Their ranch home was up high enough to be out of the river bed so it wouldn’t be flooded. The garden was down a little ways toward the river.

 

Working in the garden, she had her three young children with her. The oldest being a girl named Maud. She was five years old. The names and ages of the two little boys are not known.

 

After a short while they heard a something going on at the ranch house. She thought it was wild hogs getting into the house. She asked Allen to go to the house and run the hogs off. Just as he reached the yard gate, a shot rang out and he fell. He was shot through the head.

 

Mrs. McLaurin ran to the gate in the fence around the garden. She was then shot through the hip. She told Maud to take her two little brothers and run into the woods.

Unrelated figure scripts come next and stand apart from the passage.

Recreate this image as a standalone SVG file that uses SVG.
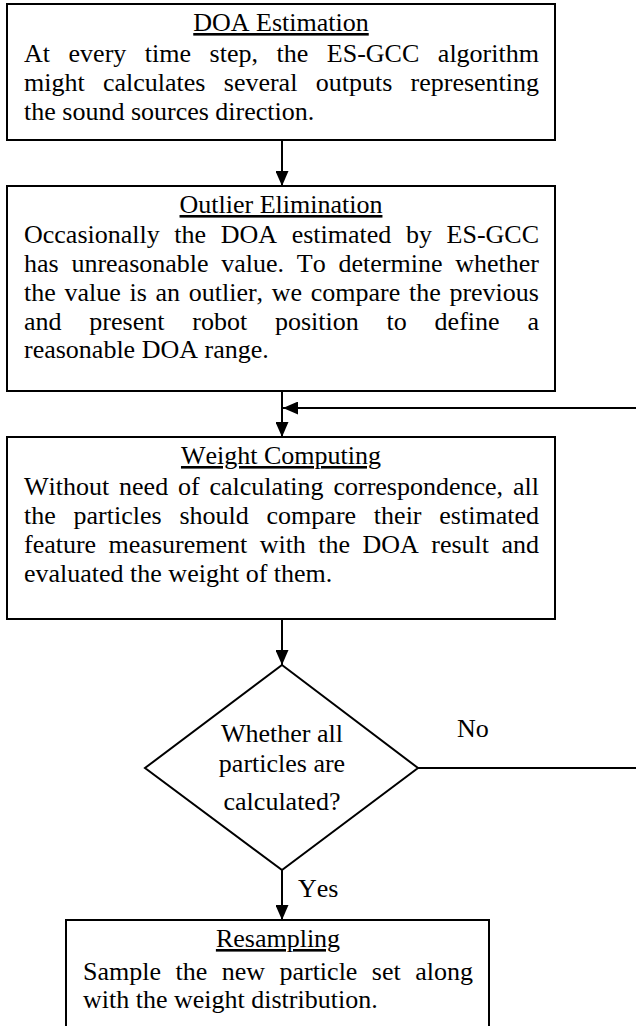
<svg xmlns="http://www.w3.org/2000/svg" width="636" height="1026" viewBox="0 0 636 1026">
<style>
text{font-family:"Liberation Serif","Times New Roman",serif;font-size:26px;fill:#000;font-kerning:none}
.t{text-anchor:middle;text-decoration:underline}
.c{text-anchor:middle}
.box{fill:#fff;stroke:#000;stroke-width:2}
.ln{fill:none;stroke:#000;stroke-width:2}
</style>
<defs>
<marker id="ah" markerUnits="userSpaceOnUse" markerWidth="15" markerHeight="13" refX="15" refY="6.5" orient="auto">
<path d="M0,0 L15,6.5 L0,13 z" fill="#000"/>
</marker>
</defs>
<rect width="636" height="1026" fill="#fff"/>
<g id="connectors">
<line class="ln" x1="282" y1="140" x2="282" y2="186" marker-end="url(#ah)"/>
<line class="ln" x1="282" y1="391" x2="282" y2="437" marker-end="url(#ah)"/>
<line class="ln" x1="636" y1="408" x2="283" y2="408" marker-end="url(#ah)"/>
<line class="ln" x1="282" y1="619" x2="282" y2="665" marker-end="url(#ah)"/>
<line class="ln" x1="418" y1="768" x2="636" y2="768"/>
<line class="ln" x1="282" y1="870" x2="282" y2="920" marker-end="url(#ah)"/>
<text x="457" y="737">No</text>
<text x="298" y="897">Yes</text>
</g>
<g id="doa">
<rect class="box" x="7" y="4" width="548" height="136"/>
<text class="t" x="281" y="31">DOA Estimation</text>
<text x="24" y="62" style="word-spacing:12.05px">At every time step, the ES-GCC algorithm</text>
<text x="24" y="91" style="word-spacing:11.8px">might calculates several outputs representing</text>
<text x="24" y="120">the sound sources direction.</text>
</g>
<g id="outlier">
<rect class="box" x="7" y="186" width="548" height="205"/>
<text class="t" x="281" y="213">Outlier Elimination</text>
<text x="24" y="243" style="word-spacing:8.12px">Occasionally the DOA estimated by ES-GCC</text>
<text x="24" y="272" style="word-spacing:6.25px">has unreasonable value. To determine whether</text>
<text x="24" y="301" style="word-spacing:2.19px">the value is an outlier, we compare the previous</text>
<text x="24" y="330" style="word-spacing:21.32px">and present robot position to define a</text>
<text x="24" y="358">reasonable DOA range.</text>
</g>
<g id="weight">
<rect class="box" x="7" y="437" width="548" height="182"/>
<text class="t" x="281" y="464">Weight Computing</text>
<text x="24" y="495" style="word-spacing:3.36px">Without need of calculating correspondence, all</text>
<text x="24" y="524" style="word-spacing:11.3px">the particles should compare their estimated</text>
<text x="24" y="553" style="word-spacing:5.93px">feature measurement with the DOA result and</text>
<text x="24" y="582">evaluated the weight of them.</text>
</g>
<g id="decision">
<polygon class="box" points="282,665 418,768 282,870 145,768"/>
<text class="c" x="282" y="742">Whether all</text>
<text class="c" x="282" y="772">particles are</text>
<text class="c" x="282" y="810">calculated?</text>
</g>
<g id="resampling">
<rect class="box" x="66" y="920" width="423" height="130"/>
<text class="t" x="278" y="947">Resampling</text>
<text x="83" y="980" style="word-spacing:7.96px">Sample the new particle set along</text>
<text x="83" y="1008">with the weight distribution.</text>
</g>
</svg>
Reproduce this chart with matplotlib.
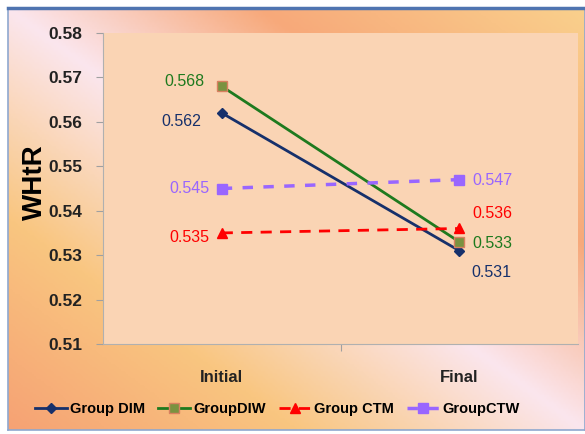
import numpy as np
import matplotlib
matplotlib.use('Agg')
import matplotlib.pyplot as plt
from matplotlib.colors import LinearSegmentedColormap

plt.rcParams['font.family'] = ['Liberation Sans', 'DejaVu Sans']

categories = ['Initial', 'Final']
dim = [0.562, 0.531]
diw = [0.568, 0.533]
ctm = [0.535, 0.536]
ctw = [0.545, 0.547]
yticks = [0.51, 0.52, 0.53, 0.54, 0.55, 0.56, 0.57, 0.58]

fig = plt.figure(figsize=(5.85, 4.34), dpi=100)
fig.patch.set_facecolor('white')

# gradient background of the chart frame
bg = fig.add_axes([8 / 585, 4 / 434, 1 - 8 / 585, 1 - 12 / 434], zorder=0)
nx, ny = 240, 180
xx, yy = np.meshgrid(np.linspace(0, 1, nx), np.linspace(0, 1, ny))  # yy: 0 at top
s = (xx - yy + 1) / 2
cmap = LinearSegmentedColormap.from_list(
    'bg', [(0.0, '#F6A274'), (0.25, '#F9C680'), (0.5, '#FBE6EE'), (0.72, '#F7A97A'), (1.0, '#FAD08C')])
bg.imshow(s, cmap=cmap, aspect='auto', extent=[0, 1, 0, 1], origin='upper')
bg.set_xlim(0, 1)
bg.set_ylim(0, 1)
bg.set_xticks([])
bg.set_yticks([])
for sp in bg.spines.values():
    sp.set_edgecolor('#8FA8CF')
    sp.set_linewidth(1.2)
bg.spines['top'].set_edgecolor('#4F74B0')
bg.spines['top'].set_linewidth(2.5)

ax = fig.add_axes([103 / 585, 1 - 344 / 434, 475 / 585, 311 / 434], zorder=1)
ax.set_facecolor('#FAD4B4')
x = np.arange(len(categories))

ax.plot(x, dim, color='#16306B', lw=2, marker='D', ms=5, mfc='#16306B', mec='#16306B', zorder=3)
ax.plot(x, diw, color='#1E7A1E', lw=2, marker='s', ms=7, mfc='#7A9240', mec='#D88060', zorder=3)
ax.plot(x, ctm, color='#FF0000', lw=2, ls=(0, (4, 3)), marker='^', ms=7, mfc='#FF0000', mec='#FF0000', zorder=3)
ax.plot(x, ctw, color='#9966FF', lw=2.5, ls=(0, (3, 3)), marker='s', ms=7, mfc='#9966FF', mec='#9966FF', zorder=3)

ax.set_xlim(-0.5, 1.5)
ax.set_ylim(0.51, 0.58)
ax.set_yticks(yticks)
ax.set_yticklabels(['%.2f' % v for v in yticks], fontsize=12.5, fontweight='bold', color='#222222')
ax.set_xticks([0.5])
ax.set_xticklabels([''])
ax.tick_params(axis='y', length=5, color='#A0A0A0', pad=10)
ax.tick_params(axis='x', length=5, color='#A0A0A0')
for sp in ['top', 'right']:
    ax.spines[sp].set_visible(False)
for sp in ['left', 'bottom']:
    ax.spines[sp].set_color('#B0B0B0')

for xi, lab in zip(x, categories):
    ax.text(xi, 0.5025, lab, ha='center', va='center', fontsize=12, fontweight='bold', color='#222222')

ax.set_ylabel('WHtR', fontsize=20, fontweight='bold')
ax.yaxis.set_label_coords(-0.116, 0.52)

fs = 11.5
ax.text(-0.072, diw[0] + 0.001, '%.3f' % diw[0], color='#1E7A1E', fontsize=fs, ha='right', va='center')
ax.text(-0.088, dim[0] - 0.002, '%.3f' % dim[0], color='#16306B', fontsize=fs, ha='right', va='center')
ax.text(-0.05, ctw[0] + 0.0001, '%.3f' % ctw[0], color='#9966FF', fontsize=fs, ha='right', va='center')
ax.text(-0.05, ctm[0] - 0.001, '%.3f' % ctm[0], color='#FF0000', fontsize=fs, ha='right', va='center')
ax.text(1.055, ctw[1] - 0.0003, '%.3f' % ctw[1], color='#9966FF', fontsize=fs, ha='left', va='center')
ax.text(1.055, ctm[1] + 0.0033, '%.3f' % ctm[1], color='#FF0000', fontsize=fs, ha='left', va='center')
ax.text(1.055, diw[1] - 0.0003, '%.3f' % diw[1], color='#1E7A1E', fontsize=fs, ha='left', va='center')
ax.text(1.05, dim[1] - 0.005, '%.3f' % dim[1], color='#16306B', fontsize=fs, ha='left', va='center')

handles = ax.get_lines()
leg = fig.legend(handles, ['Group DIM', 'GroupDIW', 'Group CTM', 'GroupCTW'],
                 loc='center left', bbox_to_anchor=(22 / 585, 1 - 409 / 434), ncol=4,
                 frameon=False, prop={'weight': 'bold', 'size': 10.5},
                 handlelength=2.2, handletextpad=0.2, columnspacing=0.9)

fig.savefig('out.png', dpi=100)
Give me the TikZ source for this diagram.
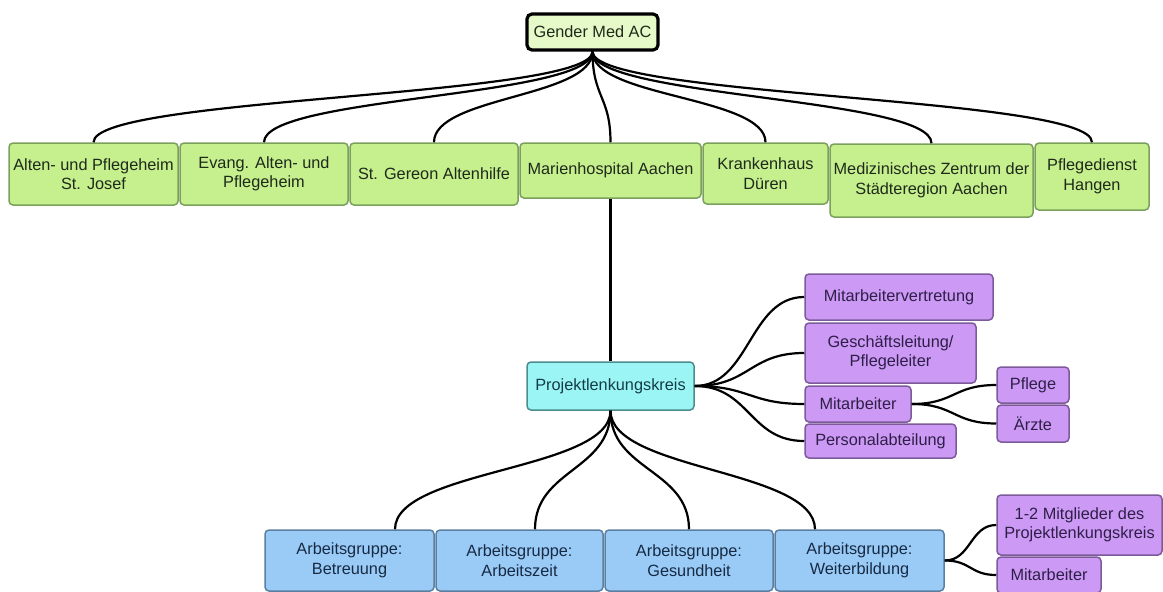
\documentclass[tikz,border=0pt]{standalone}
\usepackage{fontspec}
\setmainfont{Liberation Sans}
\definecolor{gfill}{HTML}{C6EF8E}
\definecolor{gdraw}{HTML}{7BA05B}
\definecolor{gtext}{HTML}{1F2A1A}
\definecolor{topfill}{HTML}{E6F9C8}
\definecolor{cfill}{HTML}{9CF5F5}
\definecolor{cdraw}{HTML}{4D8C8C}
\definecolor{ctext}{HTML}{143C46}
\definecolor{pfill}{HTML}{CC99F5}
\definecolor{pdraw}{HTML}{7D5A99}
\definecolor{ptext}{HTML}{2E1F48}
\definecolor{bfill}{HTML}{9ACBF7}
\definecolor{bdraw}{HTML}{5A7FA0}
\definecolor{btext}{HTML}{172A42}
\begin{document}
\begin{tikzpicture}[x=1pt,y=-1pt,
  box/.style={rectangle, rounded corners=4pt, line width=1.5pt, align=center, inner sep=0pt,
    font=\fontsize{16.3}{19.5}\selectfont},
  gbox/.style={box, fill=gfill, draw=gdraw, text=gtext},
  topbox/.style={box, fill=topfill, draw=black, line width=3.2pt, rounded corners=5pt, text=gtext},
  cbox/.style={box, fill=cfill, draw=cdraw, text=ctext},
  pbox/.style={box, fill=pfill, draw=pdraw, text=ptext},
  bbox/.style={box, fill=bfill, draw=bdraw, text=btext},
  conn/.style={draw=black, line width=2.2pt}]
\useasboundingbox (0,0) rectangle (1163,592);
\clip (0,0) rectangle (1163,592);
% top
\node[topbox, minimum width=131pt, minimum height=36pt] (g) at (592.5,32) {Gender Med AC};
% second row
\node[gbox, minimum width=169pt, minimum height=62pt] (b1) at (93.5,174) {Alten- und Pflegeheim\\St. Josef};
\node[gbox, minimum width=168pt, minimum height=62pt] (b2) at (264,174) {Evang. Alten- und\\Pflegeheim};
\node[gbox, minimum width=168pt, minimum height=62pt] (b3) at (434,174) {St. Gereon Altenhilfe};
\node[gbox, minimum width=181pt, minimum height=55pt] (b4) at (610.5,170.5) {Marienhospital Aachen};
\node[gbox, minimum width=125pt, minimum height=61pt] (b5) at (765.5,173.5) {Krankenhaus\\Düren};
\node[gbox, minimum width=203pt, minimum height=73pt] (b6) at (931.5,180.5) {Medizinisches Zentrum der\\Städteregion Aachen};
\node[gbox, minimum width=114pt, minimum height=67pt] (b7) at (1092,176.5) {Pflegedienst\\Hangen};
% project
\node[cbox, minimum width=167pt, minimum height=48pt] (p) at (610.5,386) {Projektlenkungskreis};
% purple right
\node[pbox, minimum width=188pt, minimum height=46pt] (m1) at (899,297) {Mitarbeitervertretung};
\node[pbox, minimum width=171pt, minimum height=60pt] (m2) at (890.5,353) {Geschäftsleitung/\\Pflegeleiter};
\node[pbox, minimum width=106pt, minimum height=36pt] (m3) at (858,404) {Mitarbeiter};
\node[pbox, minimum width=151pt, minimum height=34pt] (m4) at (880.5,441) {Personalabteilung};
\node[pbox, minimum width=72pt, minimum height=36pt] (m5) at (1033,385) {Pflege};
\node[pbox, minimum width=72pt, minimum height=37pt] (m6) at (1033,423.5) {Ärzte};
% working groups
\node[bbox, minimum width=169pt, minimum height=61pt] (a1) at (349.5,560.5) {Arbeitsgruppe:\\Betreuung};
\node[bbox, minimum width=167pt, minimum height=61pt] (a2) at (519.5,560.5) {Arbeitsgruppe:\\Arbeitszeit};
\node[bbox, minimum width=168pt, minimum height=61pt] (a3) at (689,560.5) {Arbeitsgruppe:\\Gesundheit};
\node[bbox, minimum width=169pt, minimum height=61pt] (a4) at (859.5,560.5) {Arbeitsgruppe:\\Weiterbildung};
\node[pbox, minimum width=165pt, minimum height=60pt] (m7) at (1079.5,525) {1-2 Mitglieder des\\Projektlenkungskreis};
\node[pbox, minimum width=104pt, minimum height=36pt] (m8) at (1049,575) {Mitarbeiter};
% connectors top
\foreach \n in {b1,b2,b3,b4,b5,b6,b7}
  \draw[conn] (g.south) .. controls +(0,46) and +(0,-46) .. (\n.north);
\draw[conn] (b4.south) -- (p.north);
% connectors to purple
\foreach \n in {m1,m2,m3,m4}
  \draw[conn] (p.east) .. controls +(55,0) and +(-55,0) .. (\n.west);
\foreach \n in {m5,m6}
  \draw[conn] (m3.east) .. controls +(43,0) and +(-43,0) .. (\n.west);
% connectors to working groups
\draw[conn] (p.south) .. controls +(0,60) and +(0,-60) .. ([xshift=45.5pt]a1.north);
\draw[conn] (p.south) .. controls +(0,60) and +(0,-60) .. ([xshift=15.5pt]a2.north);
\draw[conn] (p.south) .. controls +(0,60) and +(0,-60) .. (a3.north);
\draw[conn] (p.south) .. controls +(0,60) and +(0,-60) .. ([xshift=-44.5pt]a4.north);
\foreach \n in {m7,m8}
  \draw[conn] (a4.east) .. controls +(26,0) and +(-26,0) .. (\n.west);
\end{tikzpicture}
\end{document}
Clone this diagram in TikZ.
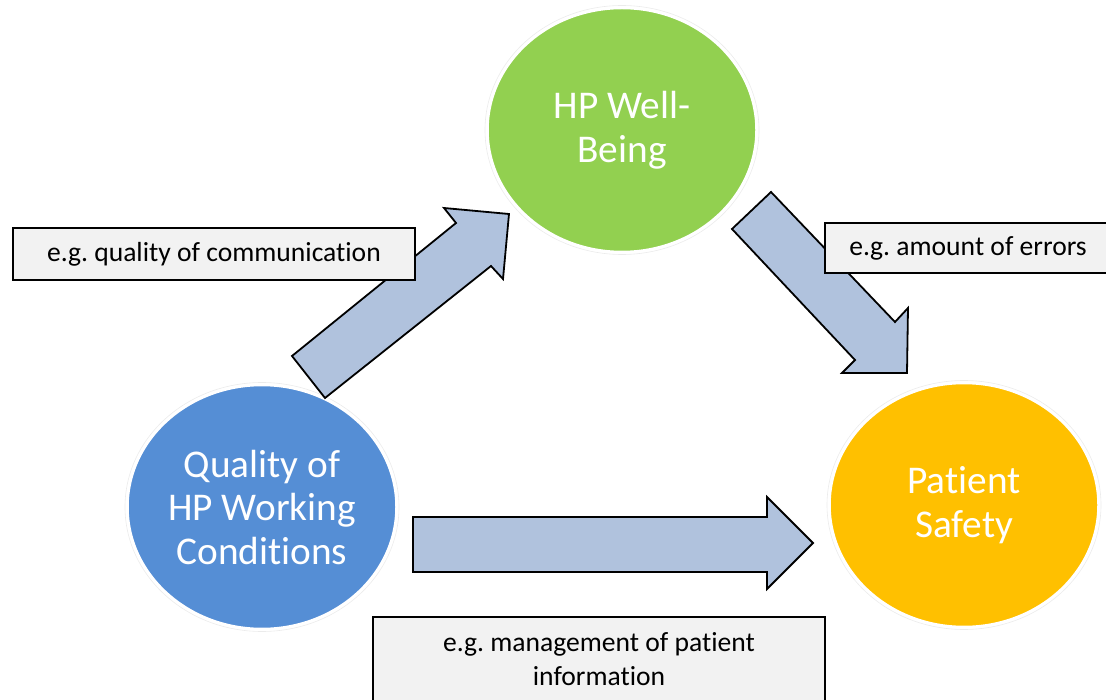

While she was trying to stand up to help Maud get her brothers over the fence, she was shot again knocking her down. Again she tried to help her children escape and was shot three more times. Shot five times she could no longer move, but she was still alive. Soon she told Maud that she was very thirsty.

 

Maud went to their house, which was being ransacked by a band of Indians, and got a dipper of water and took it to her mother. Surprisingly, the Indians did not kill her too. Her mother told her she had to go to the Fisher ranch down the river and tell them what had happened. Before leaving Maud went back to the house and got a pillow for her mother. She got the two little boys to lie down next to her mother and she left to go down the river to the Fisher Ranch.

 

She found the Fishers fishing in the river and told them what had happened. Mr. Fisher saddled his horse and left to spread the word of the Indian attack.

 

After destroying the house and everything in it, the Indians eventually left. All afternoon Mrs. McLaurin lay there in the garden with five burning bullet holes in her. Just after sundown, Mr. McLaurin returned home and found her in the garden with the two little boys snuggled up against her. She lived just long enough to tell him what had happened and to tell him good-bye.  

 

This painting is my first oil landscape painting that I have done since about 1972 or 1973. The scene is of the Frio River not very far from where the McLaurins lived.